# What is asked
Repeat every line of the data exactly, but not the pictures.

# Data block
- - - -
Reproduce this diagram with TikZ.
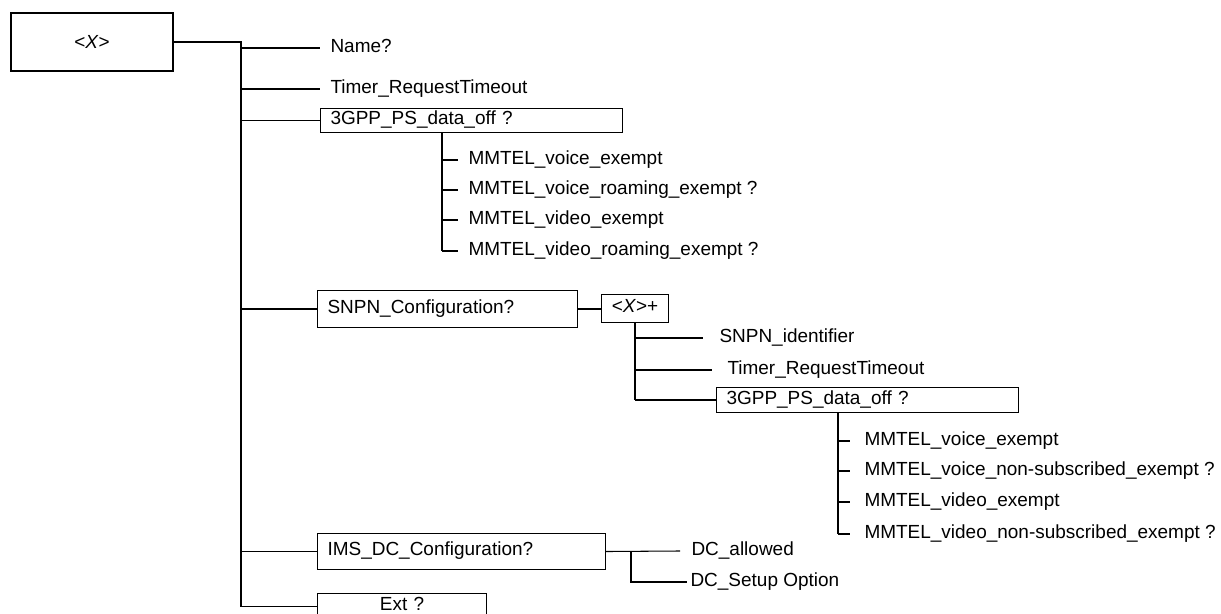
\documentclass[tikz,border=0pt]{standalone}
\usepackage{fontspec}
\setmainfont{Liberation Sans}

\begin{document}
\begin{tikzpicture}[x=0.02cm,y=-0.02cm,line width=0.6pt,
  font=\fontsize{10.8}{13}\selectfont,
  box/.style={draw,anchor=north west,inner xsep=0.2cm,inner ysep=0pt,
    text height=6.6pt,text depth=2pt,align=left},
  leaf/.style={anchor=west,inner xsep=0.2cm,inner ysep=0pt,
    text height=6.6pt,text depth=2pt}]
  \clip (0,0) rectangle (1221,614);
  % top element
  \node[draw,minimum width=3.24cm,minimum height=1.16cm] (root) at (92,42)
    {\textless\textit{X}\textgreater};
  \coordinate (trunk) at (241,0);
  \node[leaf] (name) at (320,48) {Name?};
  \node[leaf] (timer) at (320,89) {Timer\_RequestTimeout};
  \node[box,text width=5.64cm,minimum height=0.48cm] (ps) at (320,108) {3GPP\_PS\_data\_off ?};
  \node[box,text width=4.8cm,minimum height=0.74cm] (snpn) at (317,290) {SNPN\_Configuration?};
  \node[box,text width=5.36cm,minimum height=0.72cm] (ims) at (317,533) {IMS\_DC\_Configuration?};
  \node[box,align=center,text width=2.98cm,minimum height=0.52cm] (ext) at (317,593) {Ext ?};
  \draw (root.east) -- (root.east -| trunk) -- (trunk |- ext.west);
  \foreach \n in {name,timer,ps,snpn,ims,ext}
    \draw (trunk |- \n.west) -- (\n.west);
  % 3GPP_PS_data_off
  \coordinate (v1) at (442,0);
  \foreach \i/\y/\t in {1/160/MMTEL\_voice\_exempt,
      2/190/MMTEL\_voice\_roaming\_exempt ?,
      3/220/MMTEL\_video\_exempt,
      4/251/MMTEL\_video\_roaming\_exempt ?} {
    \node[leaf] (a\i) at (458,\y) {\t};
    \draw (v1 |- a\i.west) -- (a\i.west);
  }
  \draw (v1 |- ps.south) -- (v1 |- a4.west);
  % SNPN_Configuration
  \node[box,align=center,text width=0.94cm,minimum height=0.56cm] (xp) at (601,294)
    {\textless\textit{X}\textgreater+};
  \draw (snpn.east) -- (snpn.east -| xp.west);
  \coordinate (v2) at (635,0);
  \node[leaf,inner xsep=0.32cm] (sid) at (703,338) {SNPN\_identifier};
  \node[leaf,inner xsep=0.3cm] (timer2) at (712,370) {Timer\_RequestTimeout};
  \node[box,text width=5.64cm,minimum height=0.5cm] (ps2) at (716,387) {3GPP\_PS\_data\_off ?};
  \draw (v2 |- xp.south) -- (v2 |- ps2.west);
  \foreach \n in {sid,timer2,ps2}
    \draw (v2 |- \n.west) -- (\n.west);
  \coordinate (v3) at (838,0);
  \foreach \i/\y/\t in {1/441/MMTEL\_voice\_exempt,
      2/471/MMTEL\_voice\_non-subscribed\_exempt ?,
      3/502/MMTEL\_video\_exempt,
      4/534/MMTEL\_video\_non-subscribed\_exempt ?} {
    \node[leaf,inner xsep=0.28cm] (b\i) at (850,\y) {\t};
    \draw (v3 |- b\i.west) -- (b\i.west);
  }
  \draw (v3 |- ps2.south) -- (v3 |- b4.west);
  % IMS_DC_Configuration
  \coordinate (v4) at (631,0);
  \node[leaf,inner xsep=0.22cm] (dca) at (680,551) {DC\_allowed};
  \node[leaf,inner xsep=0.06cm] (dcs) at (687,582) {DC\_Setup Option};
  \draw (ims.east) -- (dca.west);
  \draw (v4 |- ims.east) -- (v4 |- dcs.west) -- (dcs.west);
\end{tikzpicture}
\end{document}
- - - -
# Full answer
Reproduce this diagram with TikZ.
\documentclass[tikz,border=0pt]{standalone}
\usepackage{fontspec}
\setmainfont{Liberation Sans}

\begin{document}
\begin{tikzpicture}[x=0.02cm,y=-0.02cm,line width=0.6pt,
  font=\fontsize{10.8}{13}\selectfont,
  box/.style={draw,anchor=north west,inner xsep=0.2cm,inner ysep=0pt,
    text height=6.6pt,text depth=2pt,align=left},
  leaf/.style={anchor=west,inner xsep=0.2cm,inner ysep=0pt,
    text height=6.6pt,text depth=2pt}]
  \clip (0,0) rectangle (1221,614);
  % top element
  \node[draw,minimum width=3.24cm,minimum height=1.16cm] (root) at (92,42)
    {\textless\textit{X}\textgreater};
  \coordinate (trunk) at (241,0);
  \node[leaf] (name) at (320,48) {Name?};
  \node[leaf] (timer) at (320,89) {Timer\_RequestTimeout};
  \node[box,text width=5.64cm,minimum height=0.48cm] (ps) at (320,108) {3GPP\_PS\_data\_off ?};
  \node[box,text width=4.8cm,minimum height=0.74cm] (snpn) at (317,290) {SNPN\_Configuration?};
  \node[box,text width=5.36cm,minimum height=0.72cm] (ims) at (317,533) {IMS\_DC\_Configuration?};
  \node[box,align=center,text width=2.98cm,minimum height=0.52cm] (ext) at (317,593) {Ext ?};
  \draw (root.east) -- (root.east -| trunk) -- (trunk |- ext.west);
  \foreach \n in {name,timer,ps,snpn,ims,ext}
    \draw (trunk |- \n.west) -- (\n.west);
  % 3GPP_PS_data_off
  \coordinate (v1) at (442,0);
  \foreach \i/\y/\t in {1/160/MMTEL\_voice\_exempt,
      2/190/MMTEL\_voice\_roaming\_exempt ?,
      3/220/MMTEL\_video\_exempt,
      4/251/MMTEL\_video\_roaming\_exempt ?} {
    \node[leaf] (a\i) at (458,\y) {\t};
    \draw (v1 |- a\i.west) -- (a\i.west);
  }
  \draw (v1 |- ps.south) -- (v1 |- a4.west);
  % SNPN_Configuration
  \node[box,align=center,text width=0.94cm,minimum height=0.56cm] (xp) at (601,294)
    {\textless\textit{X}\textgreater+};
  \draw (snpn.east) -- (snpn.east -| xp.west);
  \coordinate (v2) at (635,0);
  \node[leaf,inner xsep=0.32cm] (sid) at (703,338) {SNPN\_identifier};
  \node[leaf,inner xsep=0.3cm] (timer2) at (712,370) {Timer\_RequestTimeout};
  \node[box,text width=5.64cm,minimum height=0.5cm] (ps2) at (716,387) {3GPP\_PS\_data\_off ?};
  \draw (v2 |- xp.south) -- (v2 |- ps2.west);
  \foreach \n in {sid,timer2,ps2}
    \draw (v2 |- \n.west) -- (\n.west);
  \coordinate (v3) at (838,0);
  \foreach \i/\y/\t in {1/441/MMTEL\_voice\_exempt,
      2/471/MMTEL\_voice\_non-subscribed\_exempt ?,
      3/502/MMTEL\_video\_exempt,
      4/534/MMTEL\_video\_non-subscribed\_exempt ?} {
    \node[leaf,inner xsep=0.28cm] (b\i) at (850,\y) {\t};
    \draw (v3 |- b\i.west) -- (b\i.west);
  }
  \draw (v3 |- ps2.south) -- (v3 |- b4.west);
  % IMS_DC_Configuration
  \coordinate (v4) at (631,0);
  \node[leaf,inner xsep=0.22cm] (dca) at (680,551) {DC\_allowed};
  \node[leaf,inner xsep=0.06cm] (dcs) at (687,582) {DC\_Setup Option};
  \draw (ims.east) -- (dca.west);
  \draw (v4 |- ims.east) -- (v4 |- dcs.west) -- (dcs.west);
\end{tikzpicture}
\end{document}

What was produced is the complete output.